Five Spurs goals in 25 minute spell
It was the 20 minutes either side of half-time in which Tottenham did their damage, scoring five goals and stretching Everton from left to right. Both teams attempted to play the same way, but the visitors had the better personnel for it and soon found their goalscoring rhythm. Son Heung-min produced a man of the match performance as he continuously stretched the inside left channel between Kurt Zouma and Lucas Digne. The South Korean’s movement was integral to Spurs’ play.
Son’s dynamism was accompanied superbly by Harry Kane’s power and quality along with Dele Alli’s ability to wreak havoc wherever he popped up. All three were on the scoresheet with Kane and Son both scoring braces. Despite conceding early, it’s games like this when Pochettino’s work must be admired; irrespective of whether he has won a trophy or not, the consistent performances he gets from his players – which is what a manager should always be ultimately judged by – tell their own story.
There have been times during Pochettino’s time at Tottenham when his side have been very close to perfection and challenging a lot higher than what would be expected given resources. And yet during the first part of this season, Spurs have been somewhat under the radar. Given Saturday’s action in the Premier League, Sunday’s game offered yet more reason for Tottenham to be included in title talk.
Effective attacking combination play too much for Everton
Each of their six goals were well-crafted, dismissing Everton to mere whipping boys. Now just two points behind City and six behind leaders Liverpool, this performance will frighten any team that are due to come up against them. Although it wouldn’t be true to say that the visitors created everything for themselves, Jordan Pickford was at fault for two of their goals and also should have been sent off for an ugly lunge on Alli, they did deserve the emphatic result.
Everton were creative themselves early on with particular mentions to Theo Walcott and Gylfi Sigurdsson who both relished the open affair, until it began to turn ugly from an Everton perspective. However, amidst the chaos emerged a calm Spurs: efficient and ruthless. Christian Erikson’s strike, Tottenham’s fourth goal, was driven and precise whilst Kane readjusted himself well to steer home the visitors’ third.
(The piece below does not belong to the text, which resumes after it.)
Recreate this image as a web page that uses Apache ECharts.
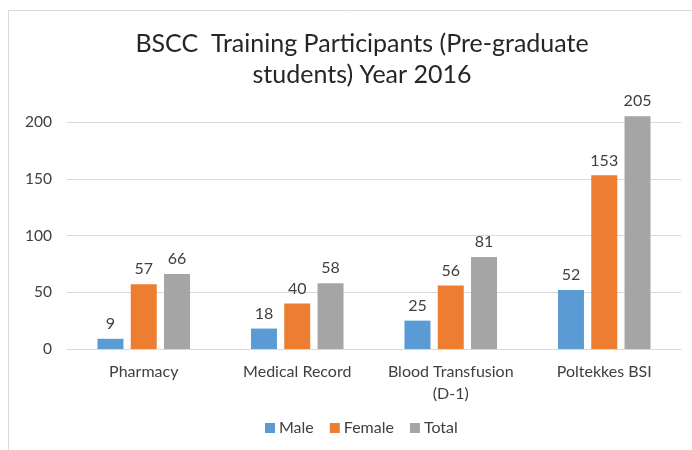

The goals came in all shapes and sizes some were covered in Christmas wrapping paper and hand delivered by Pickford. But Tottenham showed once again that at their best, they can dismantle any team, especially ones that offer themselves so openly. The scoreline will get the headlines, but it was the strength of the unified force that kept advancing towards Everton’s goal that was so striking about this Christmas cracker.